Good songs represent an opportunity for a songwriter to express a unique vision in musical form. Working in your comfort zone makes uniqueness hard to achieve.
What are the things that we might consider our comfort zone? Any one or more of the following:
- Always writing your songs in the same room.
- Always using the same instrument to compose music.
- Starting every song by strumming your guitar, trying to come up with ideas.
- Choosing the same key, same tempo, even the same or similar song topics.
- Using the same song form (verse-chorus-bridge, for example.)
The temptation to use the same process that you used for your most recent good song comes from a desire to replicate your most recent success.
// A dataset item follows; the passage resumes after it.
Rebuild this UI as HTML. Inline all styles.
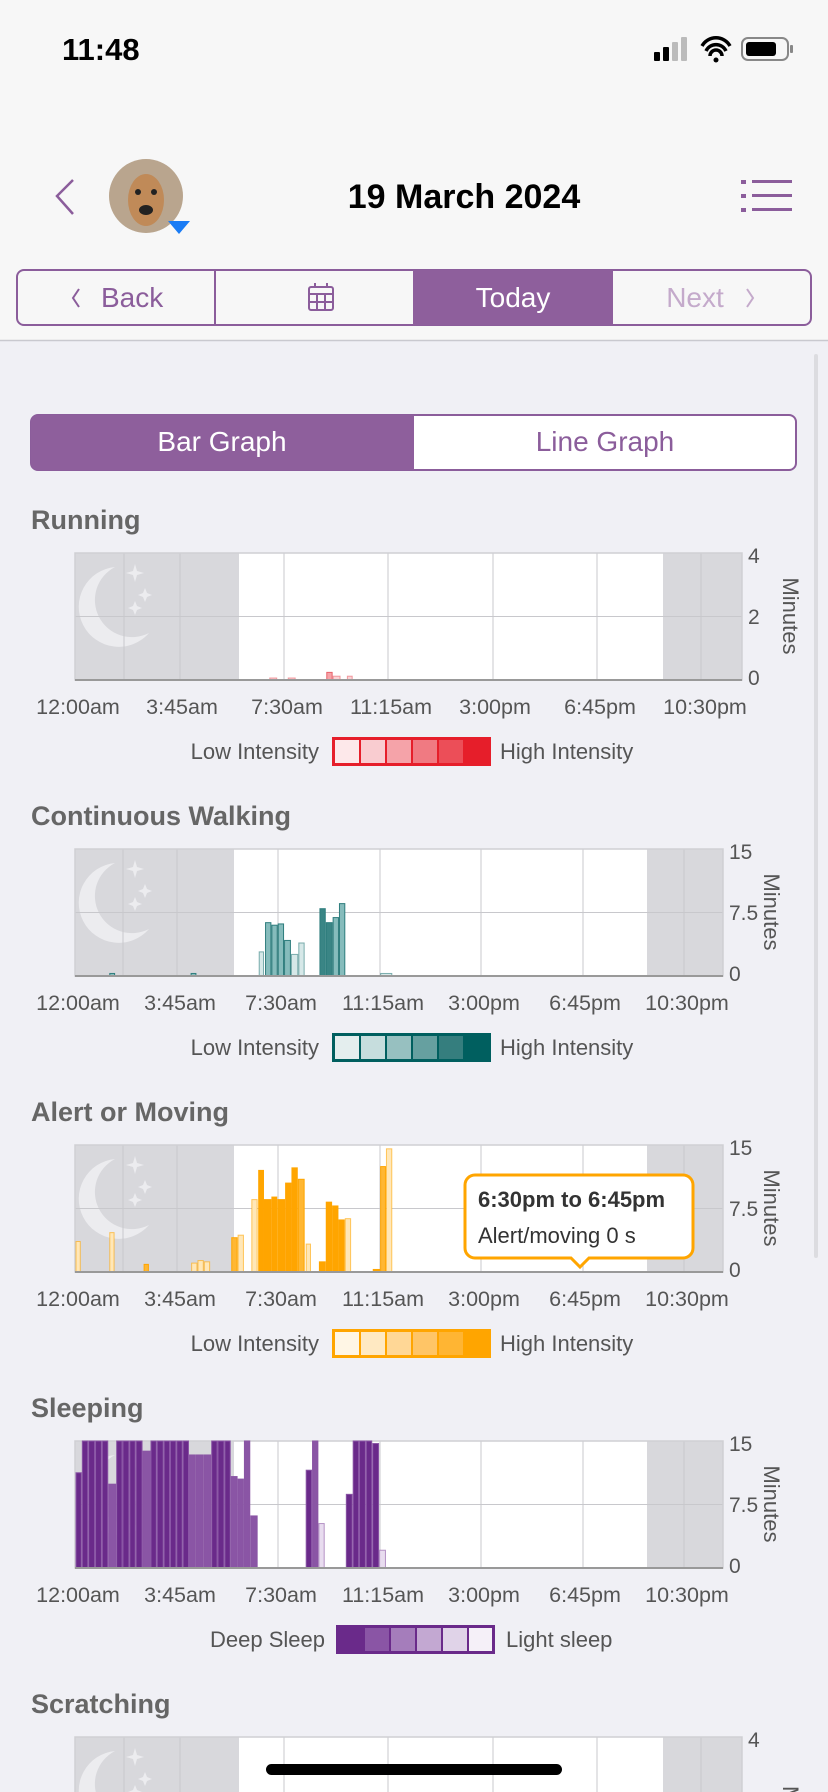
<!DOCTYPE html>
<html><head><meta charset="utf-8"><style>
html,body{margin:0;padding:0;width:828px;height:1792px;overflow:hidden;background:#f0f0f5;font-family:"Liberation Sans",sans-serif}
svg{position:absolute;left:0;top:0}
</style></head><body>
<svg id="s" width="828" height="1792" viewBox="0 0 828 1792" xmlns="http://www.w3.org/2000/svg" font-family="Liberation Sans, sans-serif">
<rect x="0" y="0" width="828" height="340" fill="#f7f7f7"/>
<line x1="0" y1="340.5" x2="828" y2="340.5" stroke="#c9c9cf" stroke-width="1.5"/>
<rect x="814" y="354" width="4" height="904" rx="2" fill="#dcdce0"/>
<text x="62" y="60" font-size="31" font-weight="bold" fill="#000">11:48</text>
<rect x="654" y="52" width="6" height="9" rx="1" fill="#000"/><rect x="663" y="47" width="6" height="14" rx="1" fill="#000"/><rect x="672" y="42" width="6" height="19" rx="1" fill="#bbb"/><rect x="681" y="37" width="6" height="24" rx="1" fill="#bbb"/>
<path d="M702 46 a16 16 0 0 1 28 0 M706 51 a11 11 0 0 1 20 0 M710 56 a6 6 0 0 1 12 0" stroke="#000" stroke-width="3.5" fill="none"/><circle cx="716" cy="60" r="2.5" fill="#000"/>
<rect x="742" y="38" width="46" height="22" rx="6" fill="none" stroke="#888" stroke-width="2"/><rect x="746" y="42" width="30" height="14" rx="3" fill="#000"/><rect x="790" y="45" width="3" height="8" rx="1" fill="#888"/>
<path d="M73 180 L57 196 L73 214" stroke="#8b5d9b" stroke-width="2.5" fill="none"/>
<circle cx="146" cy="196" r="37" fill="#b9a58e"/><ellipse cx="146" cy="200" rx="18" ry="26" fill="#c08a58"/><circle cx="138" cy="192" r="3" fill="#222"/><circle cx="154" cy="192" r="3" fill="#222"/><ellipse cx="146" cy="210" rx="7" ry="5" fill="#222"/>
<path d="M168 221 h22 l-11 13 z" fill="#1a7cf5"/>
<text x="464" y="208" font-size="34" font-weight="bold" text-anchor="middle" fill="#000">19 March 2024</text>
<g fill="#8b5d9b"><rect x="741" y="180" width="5" height="4"/><rect x="741" y="194" width="5" height="4"/><rect x="741" y="208" width="5" height="4"/><rect x="752" y="180" width="40" height="3"/><rect x="752" y="194" width="40" height="3"/><rect x="752" y="208" width="40" height="3"/></g>
<rect x="17" y="270" width="794" height="55" rx="7" fill="#f7f7f7" stroke="#8b5d9b" stroke-width="2"/>
<rect x="413" y="270" width="200" height="55" fill="#8e5f9c"/>
<line x1="215" y1="270" x2="215" y2="325" stroke="#8b5d9b" stroke-width="2"/>
<path d="M79 289 L73 298 L79 307" stroke="#8b5d9b" stroke-width="2" fill="none"/>
<text x="101" y="307" font-size="28" fill="#8b5d9b">Back</text>
<g stroke="#8b5d9b" stroke-width="2" fill="none"><rect x="309" y="287" width="24" height="23" rx="2"/><line x1="309" y1="294" x2="333" y2="294"/><line x1="317" y1="294" x2="317" y2="310"/><line x1="325" y1="294" x2="325" y2="310"/><line x1="309" y1="302" x2="333" y2="302"/><line x1="315" y1="283" x2="315" y2="288"/><line x1="327" y1="283" x2="327" y2="288"/></g>
<text x="513" y="307" font-size="28" fill="#fff" text-anchor="middle">Today</text>
<text x="695" y="307" font-size="28" fill="#c4aacb" text-anchor="middle">Next</text>
<path d="M747 289 L753 298 L747 307" stroke="#c4aacb" stroke-width="2" fill="none"/>
<rect x="31" y="415" width="765" height="55" rx="7" fill="#fff" stroke="#8b5d9b" stroke-width="2"/>
<path d="M38 415 H414 V470 H38 a7 7 0 0 1 -7 -7 V422 a7 7 0 0 1 7 -7z" fill="#8e5f9c"/>
<text x="222" y="451" font-size="28" fill="#fff" text-anchor="middle">Bar Graph</text>
<text x="605" y="451" font-size="28" fill="#8b5d9b" text-anchor="middle">Line Graph</text>
<rect x="266" y="1764" width="296" height="11" rx="5.5" fill="#000"/>
</svg>
<script>
var s=document.getElementById('s');var NS='http://www.w3.org/2000/svg';
function el(t,a,txt){var e=document.createElementNS(NS,t);for(var k in a)e.setAttribute(k,a[k]);if(txt!=null)e.textContent=txt;s.insertBefore(e,s.lastElementChild);return e;}
function moon(L,T){
 el('path',{d:'M'+(L+40)+' '+(T+14)+' a40 40 0 1 0 34 66 a33 33 0 0 1 -34 -66z',fill:'#ececef'});
 [[L+60,T+20,9],[L+70,T+42,7],[L+60,T+55,7]].forEach(function(p){el('path',{d:'M'+p[0]+' '+(p[1]-p[2])+' L'+(p[0]+2)+' '+(p[1]-2)+' L'+(p[0]+p[2])+' '+p[1]+' L'+(p[0]+2)+' '+(p[1]+2)+' L'+p[0]+' '+(p[1]+p[2])+' L'+(p[0]-2)+' '+(p[1]+2)+' L'+(p[0]-p[2])+' '+p[1]+' L'+(p[0]-2)+' '+(p[1]-2)+'z',fill:'#ececef'})});
}
function chart(o){
 var L=75,R=o.R,T=o.T,B=o.T+127,W=R-L;
 el('text',{x:31,y:T-24,'font-size':27,'font-weight':'bold',fill:'#666'},o.title);
 el('rect',{x:L,y:T,width:W,height:127,fill:'#fff'});
 el('rect',{x:L,y:T,width:o.sl-L,height:127,fill:'#d8d8dc'});
 el('rect',{x:o.sr,y:T,width:R-o.sr,height:127,fill:'#d8d8dc'});
 moon(L,T);
 o.v.forEach(function(x){el('line',{x1:x,y1:T,x2:x,y2:B,stroke:'#c8c8cc','stroke-width':1})});
 el('line',{x1:L,y1:T+63.5,x2:R,y2:T+63.5,stroke:'#c8c8cc','stroke-width':1});
 el('rect',{x:L,y:T,width:W,height:127,fill:'none',stroke:'#cfcfd3','stroke-width':1.5});
 o.bars.forEach(function(b){var h=Math.max(b[2]*127,2);el('rect',{x:b[0]+0.5,y:B-h,width:b[1]-b[0]-1,height:h,fill:o.cols[b[3]||0],stroke:o.stroke,'stroke-width':1,'stroke-opacity':b[3]==2?0.6:1})});
 el('line',{x1:L,y1:B,x2:R,y2:B,stroke:'#999','stroke-width':2});
 o.yl.forEach(function(t,i){el('text',{x:R+6,y:T+[10,71,132][i],'font-size':21,fill:'#555'},t)});
 var my=T+63;el('text',{x:R+41,y:my,'font-size':22,fill:'#555','text-anchor':'middle',transform:'rotate(90 '+(R+41)+' '+my+')'},'Minutes');
 o.tx.forEach(function(x,i){el('text',{x:x,y:B+34,'font-size':21.5,fill:'#555','text-anchor':'middle'},['12:00am','3:45am','7:30am','11:15am','3:00pm','6:45pm','10:30pm'][i])});
 var ly=B+57;
 el('text',{x:o.lg[0],y:ly+22,'font-size':22,fill:'#555','text-anchor':'end'},o.lt[0]);
 el('rect',{x:o.lg[1],y:ly,width:159,height:29,fill:o.lb});
 for(var i=0;i<6;i++)el('rect',{x:o.lg[1]+3+i*26,y:ly+3,width:i==5?23:24,height:23,fill:o.lc[i]});
 el('text',{x:o.lg[2],y:ly+22,'font-size':22,fill:'#555'},o.lt[1]);
}
function cv(a){return a.map(function(b){return [b[0]/1.894,b[1]/1.894,b[2],b[3]]});}
var v1=[124,180,284,388,493,597,701],v2=[123,177,278,380,481,583,684];
var t1=[78,182,287,391,495,600,705],t2=[78,180,281,383,484,585,687];
chart({title:'Running',T:553,R:742,sl:239,sr:663,v:v1,tx:t1,yl:['4','2','0'],stroke:'#e8636b',cols:['#f6a3a8','#e23a44','#fbd3d6'],
 bars:cv([[510,525,0.01,2],[545,560,0.01,2],[618,630,0.06,0],[630,645,0.03,2],[657,668,0.03,2]]),
 lg:[319,332,500],lt:['Low Intensity','High Intensity'],lb:'#e61e2a',lc:['#fde8ea','#f9ccd0','#f5a3a9','#f07a82','#ec4e58','#e61e2a']});
chart({title:'Continuous Walking',T:849,R:723,sl:234,sr:647,v:v2,tx:t2,yl:['15','7.5','0'],stroke:'#2e7d7d',cols:['#86bcbc','#3a8585','#d6e8e8'],
 bars:cv([[207,218,0.02,0],[361,372,0.02,0],[490,500,0.19,2],[502,514,0.42,0],[514,526,0.40,0],[526,538,0.41,0],[538,551,0.28,0],[551,565,0.17,2],[565,577,0.26,2],[605,617,0.53,1],[617,630,0.42,1],[630,642,0.46,0],[642,654,0.57,0],[720,743,0.02,2]]),
 lg:[319,332,500],lt:['Low Intensity','High Intensity'],lb:'#005f5f',lc:['#e4eeee','#c6dddd','#97c0c0','#66a0a0','#357e7e','#005f5f']});
chart({title:'Alert or Moving',T:1145,R:723,sl:234,sr:647,v:v2,tx:t2,yl:['15','7.5','0'],stroke:'#ffa500',cols:['#ffb733','#ffa500','#ffe7b8'],
 bars:cv([[143,153,0.24,2],[207,217,0.31,2],[272,282,0.06,0],[362,374,0.07,2],[374,386,0.09,2],[386,398,0.08,2],[438,450,0.27,0],[450,462,0.29,2],[476,488,0.57,2],[489,500,0.80,1],[500,514,0.57,1],[514,525,0.59,1],[525,540,0.57,1],[540,552,0.70,1],[552,564,0.82,1],[564,577,0.73,0],[579,589,0.22,2],[604,617,0.08,1],[617,629,0.55,1],[629,641,0.52,1],[641,653,0.41,1],[653,665,0.42,2],[706,720,0.02,1],[720,731,0.83,0],[731,743,0.97,2]]),
 lg:[319,332,500],lt:['Low Intensity','High Intensity'],lb:'#ffa500',lc:['#fff6e5','#ffe9c2','#ffd796','#ffc566','#ffb533','#ffa500']});
chart({title:'Sleeping',T:1441,R:723,sl:234,sr:647,v:v2,tx:t2,yl:['15','7.5','0'],stroke:'#8a55a5',cols:['#6a2a8a','#8a55a5','#e8dcef'],
 bars:cv([[143,155,0.75,0],[155,167,1,0],[167,180,1,0],[180,193,1,0],[193,205,1,0],[205,220,0.66,1],[220,232,1,0],[232,245,1,0],[245,257,1,0],[257,270,1,0],[270,285,0.92,1],[285,297,1,0],[297,310,1,0],[310,322,1,0],[322,334,1,0],[334,346,1,0],[346,358,1,0],[358,370,0.89,1],[370,385,0.89,1],[385,400,0.89,1],[400,412,1,0],[412,425,1,0],[425,437,1,0],[437,450,0.72,1],[450,462,0.70,1],[462,474,1,1],[474,488,0.41,1],[579,591,0.77,0],[591,603,1,1],[603,615,0.35,2],[655,668,0.58,0],[668,680,1,0],[680,693,1,0],[693,705,1,0],[705,718,0.98,0],[718,731,0.14,2]]),
 lg:[325,336,506],lt:['Deep Sleep','Light sleep'],lb:'#6a2a8a',lc:['#6a2a8a','#8a55a5','#a57dbb','#c3a8d2','#e0d3e8','#f5f0f8']});
(function(){var T=1737,L=75,R=742;
 el('text',{x:31,y:T-24,'font-size':27,'font-weight':'bold',fill:'#666'},'Scratching');
 el('rect',{x:L,y:T,width:R-L,height:60,fill:'#fff'});
 el('rect',{x:L,y:T,width:164,height:60,fill:'#d8d8dc'});
 el('rect',{x:663,y:T,width:79,height:60,fill:'#d8d8dc'});
 moon(L,T);
 v1.forEach(function(x){el('line',{x1:x,y1:T,x2:x,y2:1792,stroke:'#c8c8cc'})});
 el('rect',{x:L,y:T,width:R-L,height:70,fill:'none',stroke:'#cfcfd3','stroke-width':1.5});
 el('text',{x:748,y:T+10,'font-size':21,fill:'#555'},'4');
 el('text',{x:783,y:1786,'font-size':22,fill:'#555',transform:'rotate(90 783 1786)'},'Mi');
})();
el('path',{d:'M475 1175 H683 a10 10 0 0 1 10 10 V1248 a10 10 0 0 1 -10 10 H589 L580 1267 L571 1258 H475 a10 10 0 0 1 -10 -10 V1185 a10 10 0 0 1 10 -10z',fill:'#fff',stroke:'#ffa500','stroke-width':3});
el('text',{x:478,y:1207,'font-size':22,'font-weight':'bold',fill:'#333'},'6:30pm to 6:45pm');
el('text',{x:478,y:1243,'font-size':22,fill:'#333'},'Alert/moving 0 s');
</script>
</body></html>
But you need to trust your musical imagination and purposely stray away from what you did for your last song.
So sometimes that means scrutinizing your songwriting process and coming up with something unique as a starting point.
So for every song you write, here’s what you might consider:
- Choose a different room, even a different location, to write your song.
- Choose an instrument that you don’t normally use for writing. This doesn’t require you to be a good player of that instrument, just good enough to make some musical sounds. (A different instrument cures the problem of muscle memory that makes so many songs sound the same.)
- If you always opt for strumming as a song-starter, try finger-picking, or some other playing technique, anything to change up the sound.
- Never use the same key or tempo in consecutive songs.
- Think about the form of your previous song, and consider something different: starting with the chorus instead of the verse, for example, or perhaps an extended solo.
Paul McCartney mentions in many interviews that once he and John had success with one song, they’d completely change everything and come up with a unique approach for their next one. It’s why their music never suffered from excessive sameness.
So give it some thought, and ask yourself: what are you going to do to move out of your comfort zone today?